Knowing that many linuxes do not support signed cores, the system was designed to work only for Microsoft.
Will it really make a big difference when it's broken?
This is nonsense. Secure boot was developed and designed by the UEFI consortium as a UEFI feature; it was not designed to work only for Microsoft. The majority of major Linux distributions support secure boot because both shim and GRUB2 support it; and they have signed kernels with the secure boot CA.
It makes the same difference as prior to secure boot was developed; systems not using it are vulnerable to boot sector malware which you will not be able to remove from the OS and which can defeat anti-virus detection & removal.
"Most x86 hardware comes from the factory pre-loaded with Microsoft keys. This means we can generally rely on the firmware on these systems to trust binaries that are signed by Microsoft, and the Linux community heavily relies on this assumption for Secure Boot to work."

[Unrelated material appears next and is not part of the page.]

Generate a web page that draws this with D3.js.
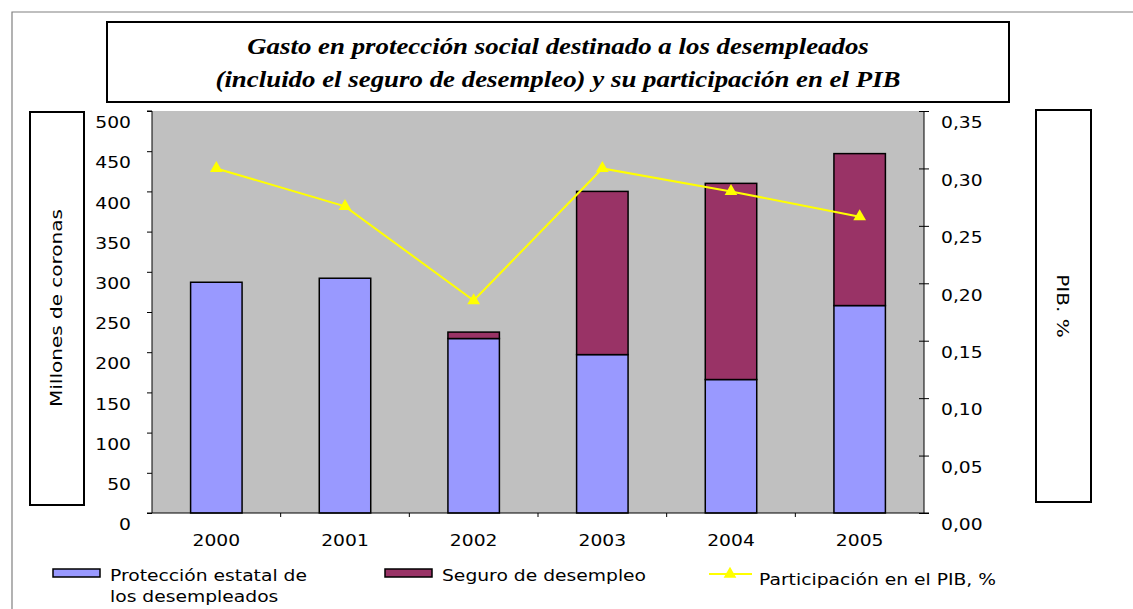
<!DOCTYPE html>
<html>
<head>
<meta charset="utf-8">
<script src="https://cdn.jsdelivr.net/npm/d3@7"></script>
<style>
  body { margin: 0; background: #fff; }
  svg { display: block; }
  text { font-family: "DejaVu Sans", Verdana, sans-serif; }
</style>
</head>
<body>
<svg id="chart" width="1133" height="609"></svg>
<script>
const years = ["2000", "2001", "2002", "2003", "2004", "2005"]
const proteccion = [287, 292, 217, 197, 166, 258]   // Protección estatal de los desempleados
const seguro = [0, 0, 8, 203, 244, 189]              // Seguro de desempleo
const pibShare = [0.30, 0.267, 0.185, 0.30, 0.28, 0.258]
const leftTicks = [0, 50, 100, 150, 200, 250, 300, 350, 400, 450, 500]
const rightTicks = [0, 0.05, 0.10, 0.15, 0.20, 0.25, 0.30, 0.35]

const colors = { proteccion: "#9999FF", seguro: "#993366", pib: "#FFFF00", plot: "#C0C0C0" }

const svg = d3.select("#chart")
const plot = { left: 152, right: 924, top: 111, bottom: 513 }
const SX = 1.17 // the original's lettering is wider than DejaVu

// widen text horizontally around its own anchor
function stretch(sel, sx) {
    sel.each(function () {
        const t = d3.select(this)
        const tx = +(t.attr("x") || 0)
        t.attr("x", tx / sx)
        t.selectAll("tspan").each(function () {
            const s = d3.select(this)
            if (s.attr("x") !== null) s.attr("x", +s.attr("x") / sx)
        })
        const tr = t.attr("transform") || ""
        t.attr("transform", `${tr} scale(${sx},1)`)
    })
}

// outer chart frame (only top and left visible)
svg.append("path")
    .attr("d", "M12,609 L12,12 L1133,12")
    .attr("fill", "none")
    .attr("stroke", "#808080")
    .attr("stroke-width", 1.2)

// title box
svg.append("rect")
    .attr("x", 107).attr("y", 22).attr("width", 902).attr("height", 80)
    .attr("fill", "#fff").attr("stroke", "#000").attr("stroke-width", 2)

const title = svg.append("text")
    .attr("text-anchor", "middle")
    .style("font-family", "'Liberation Serif', 'Times New Roman', serif")
    .style("font-style", "italic")
    .style("font-weight", "bold")
    .style("font-size", "24px")
title.append("tspan").attr("x", 558).attr("y", 54).text("Gasto en protección social destinado a los desempleados")
title.append("tspan").attr("x", 558).attr("y", 87).text("(incluido el seguro de desempleo) y su participación en el PIB")
stretch(title, 1.12)

// scales
const x = d3.scaleBand().domain(years).range([plot.left, plot.right]).paddingInner(0.6).paddingOuter(0.3)
const y = d3.scaleLinear().domain([0, 500]).range([plot.bottom, plot.top])
const y2 = d3.scaleLinear().domain([0, 0.35]).range([plot.bottom, plot.top])

svg.append("rect")
    .attr("x", plot.left).attr("y", plot.top)
    .attr("width", plot.right - plot.left).attr("height", plot.bottom - plot.top)
    .attr("fill", colors.plot)

// stacked bars
const stackData = years.map((yr, i) => ({ year: yr, proteccion: proteccion[i], seguro: seguro[i] }))
const stacked = d3.stack().keys(["proteccion", "seguro"])(stackData)

svg.append("g").selectAll("g")
    .data(stacked)
    .join("g")
    .attr("fill", d => colors[d.key])
    .selectAll("rect")
    .data(d => d.filter(s => s[1] - s[0] > 0))
    .join("rect")
    .attr("x", d => x(d.data.year))
    .attr("y", d => y(d[1]))
    .attr("width", x.bandwidth())
    .attr("height", d => y(d[0]) - y(d[1]))
    .attr("stroke", "#000")
    .attr("stroke-width", 1.5)

// axes
const decimalComma = d3.formatLocale({ decimal: ",", thousands: ".", grouping: [3], currency: ["", ""] })

const leftAxis = svg.append("g")
    .attr("transform", `translate(${plot.left},0)`)
    .call(d3.axisLeft(y).tickValues(leftTicks).tickSize(5).tickPadding(16))
const rightAxis = svg.append("g")
    .attr("transform", `translate(${plot.right},0)`)
    .call(d3.axisRight(y2).tickValues(rightTicks).tickSize(5).tickPadding(12).tickFormat(decimalComma.format(".2f")))
// ticks cross the right axis
rightAxis.selectAll(".tick line").attr("x1", -5)

const bottomAxis = svg.append("g")
    .attr("transform", `translate(0,${plot.bottom})`)
    .call(d3.axisBottom(x).tickSize(0).tickPadding(0))
bottomAxis.select(".domain").remove()
bottomAxis.append("line")
    .attr("x1", plot.left - 5).attr("x2", plot.right + 5)
    .attr("stroke", "#000").attr("stroke-width", 1)
bottomAxis.selectAll(".sep")
    .data(years.slice(1))
    .join("line")
    .attr("class", "sep")
    .attr("x1", d => x(d) - x.step() * x.paddingInner() / 2)
    .attr("x2", d => x(d) - x.step() * x.paddingInner() / 2)
    .attr("y1", 0).attr("y2", 4)
    .attr("stroke", "#000")

;[leftAxis, rightAxis].forEach(ax => {
    ax.select(".domain").attr("stroke", "#000").attr("stroke-width", 1)
    ax.selectAll(".tick line").attr("stroke", "#000")
    ax.selectAll(".tick text").attr("dy", "1.05em")
})
leftAxis.select(".domain").attr("d", `M-5,${plot.top}H0V${plot.bottom}`)
rightAxis.select(".domain").attr("d", `M0,${plot.top}V${plot.bottom}`)

svg.selectAll(".tick text")
    .style("font-family", "'DejaVu Sans', Verdana, sans-serif")
    .style("font-size", "16px")
    .attr("fill", "#000")
bottomAxis.selectAll(".tick text").attr("y", 27).attr("dy", "0.35em")
stretch(svg.selectAll(".tick text"), SX)

// PIB line
const line = d3.line().x((d, i) => x(years[i]) + x.bandwidth() / 2).y(d => y2(d))
svg.append("path")
    .datum(pibShare)
    .attr("d", line)
    .attr("fill", "none")
    .attr("stroke", colors.pib)
    .attr("stroke-width", 2)

const tri = d3.symbol().type(d3.symbolTriangle).size(70)
svg.append("g").selectAll("path")
    .data(pibShare)
    .join("path")
    .attr("d", tri)
    .attr("transform", (d, i) => `translate(${x(years[i]) + x.bandwidth() / 2},${y2(d)})`)
    .attr("fill", colors.pib)

// axis title boxes
svg.append("rect").attr("x", 30).attr("y", 112).attr("width", 54).attr("height", 393)
    .attr("fill", "#fff").attr("stroke", "#000").attr("stroke-width", 2)
const yTitle = svg.append("text")
    .attr("transform", "translate(62,308) rotate(-90)")
    .attr("text-anchor", "middle")
    .style("font-size", "16px")
    .text("Millones de coronas")

svg.append("rect").attr("x", 1036).attr("y", 110).attr("width", 55).attr("height", 392)
    .attr("fill", "#fff").attr("stroke", "#000").attr("stroke-width", 2)
const y2Title = svg.append("text")
    .attr("transform", "translate(1057,306) rotate(90)")
    .attr("text-anchor", "middle")
    .style("font-size", "16px")
    .text("PIB. %")
stretch(yTitle, 1.25)
stretch(y2Title, 1.25)

// legend
const legend = svg.append("g").style("font-size", "16px")
const legendItems = [
    { x: 53, color: colors.proteccion, lines: ["Protección estatal de", "los desempleados"] },
    { x: 385, color: colors.seguro, lines: ["Seguro de desempleo"] }
]
legendItems.forEach(item => {
    legend.append("rect")
        .attr("x", item.x).attr("y", 569).attr("width", 47).attr("height", 8)
        .attr("fill", item.color).attr("stroke", "#000").attr("stroke-width", 1.5)
    const t = legend.append("text").attr("x", item.x + 57).attr("y", 581)
    item.lines.forEach((ln, i) => t.append("tspan").attr("x", item.x + 57).attr("dy", i ? 21 : 0).text(ln))
})
legend.append("line")
    .attr("x1", 709).attr("x2", 752).attr("y1", 574).attr("y2", 574)
    .attr("stroke", colors.pib).attr("stroke-width", 2)
legend.append("path")
    .attr("d", tri)
    .attr("transform", "translate(730,574)")
    .attr("fill", colors.pib)
legend.append("text").attr("x", 759).attr("y", 585).text("Participación en el PIB, %")
stretch(legend.selectAll("text"), SX)
</script>
</body>
</html>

I was installing linuxes on many computers. Different distributions. I also tried to install kernel modules with Secure Boot enabled.
I'm not talking about how things were designed. I'm talking about reality.
Even personal logins require you to have 6 or 8, and insist upon some character variety requisites on top of that. Its been that way since I do not even remember when. This is incompetence of the highest degree.
I seriously doubt anything with code that cannot be audited offers any real security advantage over what can.
Well, I store absolutely nothing of value on on my PC anyway.